INFORMATION SHOWN:
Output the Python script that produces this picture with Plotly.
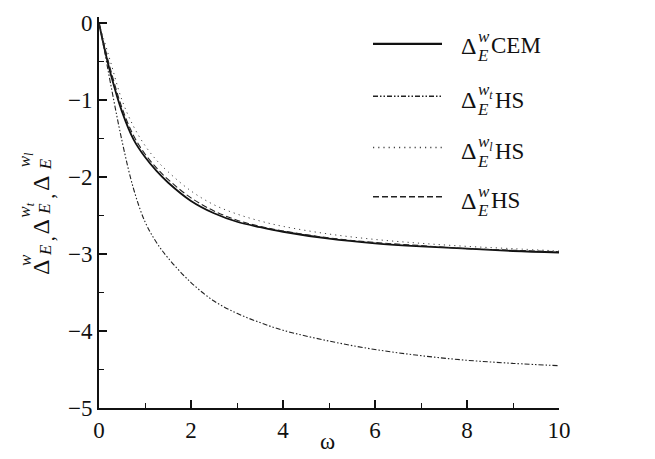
import plotly.graph_objects as go

# ---- data ----
omega = [0, 0.1, 0.25, 0.5, 0.75, 1.0, 1.25, 1.5, 2.0, 2.5, 3.0, 3.5, 4.0, 5.0, 6.0, 7.0, 8.0, 9.0, 10.0]
cem_w = [0, -0.28, -0.65, -1.15, -1.51, -1.74, -1.92, -2.07, -2.31, -2.47, -2.58, -2.65, -2.71, -2.80, -2.86, -2.90, -2.93, -2.96, -2.98]
hs_wt = [0, -0.30, -0.78, -1.53, -2.15, -2.58, -2.85, -3.05, -3.37, -3.61, -3.77, -3.89, -3.99, -4.13, -4.24, -4.32, -4.38, -4.42, -4.45]
hs_wl = [0, -0.20, -0.50, -1.0, -1.34, -1.59, -1.78, -1.93, -2.18, -2.36, -2.48, -2.57, -2.64, -2.74, -2.81, -2.86, -2.90, -2.93, -2.96]
hs_w = [0, -0.25, -0.60, -1.10, -1.46, -1.70, -1.88, -2.03, -2.27, -2.44, -2.56, -2.64, -2.70, -2.79, -2.85, -2.89, -2.93, -2.95, -2.97]

x_ticks = [0, 2, 4, 6, 8, 10]
y_ticks = [0, -1, -2, -3, -4, -5]
y_tick_text = ["0", "\u22121", "\u22122", "\u22123", "\u22124", "\u22125"]

FONT = "Liberation Serif"

# plot-area geometry (pixels)
W, H = 655, 459
L, R = 99, 559
T0, B0 = 18, 408  # y=0 and y=-5 pixel positions
ytop = 0.08
upp = (B0 - T0) / 5.0
T = T0 - ytop * upp

styles = [
    dict(name="cem", y=cem_w, color="#111", width=1.8, dash="solid"),
    dict(name="wt", y=hs_wt, color="#222", width=1.1, dash="5px,2px,1.5px,2px,1.5px,2px"),
    dict(name="wl", y=hs_wl, color="#444", width=1.0, dash="1.2px,4px"),
    dict(name="w", y=hs_w, color="#222", width=1.1, dash="6px,3px"),
]

fig = go.Figure()
for s in styles:
    fig.add_trace(go.Scatter(x=omega, y=s["y"], mode="lines", line_shape="spline",
                             line=dict(color=s["color"], width=s["width"], dash=s["dash"]),
                             showlegend=False, hoverinfo="skip"))


def px(x, y):
    return (x - L) / (R - L), (B0 - y) / (B0 - T)


annotations = []
shapes = []


def text_at(x, y, txt, size, italic=False, angle=0, anchor="center"):
    xx, yy = px(x, y)
    if italic:
        txt = "<i>" + txt + "</i>"
    annotations.append(dict(x=xx, y=yy, xref="paper", yref="paper", text=txt, showarrow=False,
                            xanchor=anchor, yanchor="middle", textangle=angle,
                            font=dict(family=FONT, size=size, color="#111")))


# ---- manual legend ----
leg_line_y = [39, 92, 144, 194]
leg_text_y = [41, 96, 148, 198]
sups = ["w", "w<sub>t</sub>", "w<sub>l</sub>", "w"]
labels = ["CEM", "HS", "HS", "HS"]
label_x = [489, 493, 493, 489]
for i, s in enumerate(styles):
    x0, y0 = px(373, leg_line_y[i])
    x1, _ = px(442, leg_line_y[i])
    shapes.append(dict(type="line", xref="paper", yref="paper", x0=x0, x1=x1, y0=y0, y1=y0,
                       line=dict(color=s["color"], width=s["width"] + 0.4, dash=s["dash"])))
    ty = leg_text_y[i]
    text_at(459, ty, "\u0394", 24, anchor="left")
    text_at(476, ty - 9, sups[i], 17, italic=True, anchor="left")
    text_at(475, ty + 10, "E", 17, italic=True, anchor="left")
    text_at(label_x[i], ty, labels[i], 23, anchor="left")

# ---- rotated y-axis title ----
# (delta_y, sup text, sup_y, E_y, comma_y)
groups = [
    (266, "w", 258, 248, 237),
    (225, "w<sub>t</sub>", 208, 206, 194),
    (181, "w<sub>l</sub>", 157, 161, None),
]
for dy, sup, sy, ey, cy in groups:
    text_at(41, dy, "\u0394", 24, angle=-90)
    text_at(26, sy, sup, 17, italic=True, angle=-90)
    text_at(45, ey, "E", 17, italic=True, angle=-90)
    if cy is not None:
        text_at(47, cy, ",", 20, angle=-90)

# x-axis title
text_at(327, 442, "\u03c9", 23)

axis_common = dict(showgrid=False, zeroline=False, showline=True, linecolor="#111", linewidth=2,
                   ticks="inside", ticklen=8, tickwidth=1.5, tickcolor="#111",
                   tickfont=dict(family=FONT, size=23, color="#111"))

fig.update_layout(
    width=W, height=H,
    margin=dict(l=L, r=W - R, t=T, b=H - B0, pad=0),
    paper_bgcolor="white", plot_bgcolor="white",
    font=dict(family=FONT),
    xaxis=dict(range=[0, 10], tickvals=x_ticks, ticktext=[str(v) for v in x_ticks],
               minor=dict(dtick=1, ticks="inside", ticklen=5, tickcolor="#111", tickwidth=1.2),
               **axis_common),
    yaxis=dict(range=[-5, ytop], tickvals=y_ticks, ticktext=y_tick_text,
               minor=dict(dtick=0.5, ticks="inside", ticklen=5, tickcolor="#111", tickwidth=1.2),
               **axis_common),
    annotations=annotations,
    shapes=shapes,
)

fig.write_html("out.html")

GIVEN REQUEST: Copy nothing but the lines from the top of the material through the line holding "import plotly.graph_objects as go", exactly as written; omit pictures.

SOLUTION TO THIS TASK:
Output the Python script that produces this picture with Plotly.
import plotly.graph_objects as go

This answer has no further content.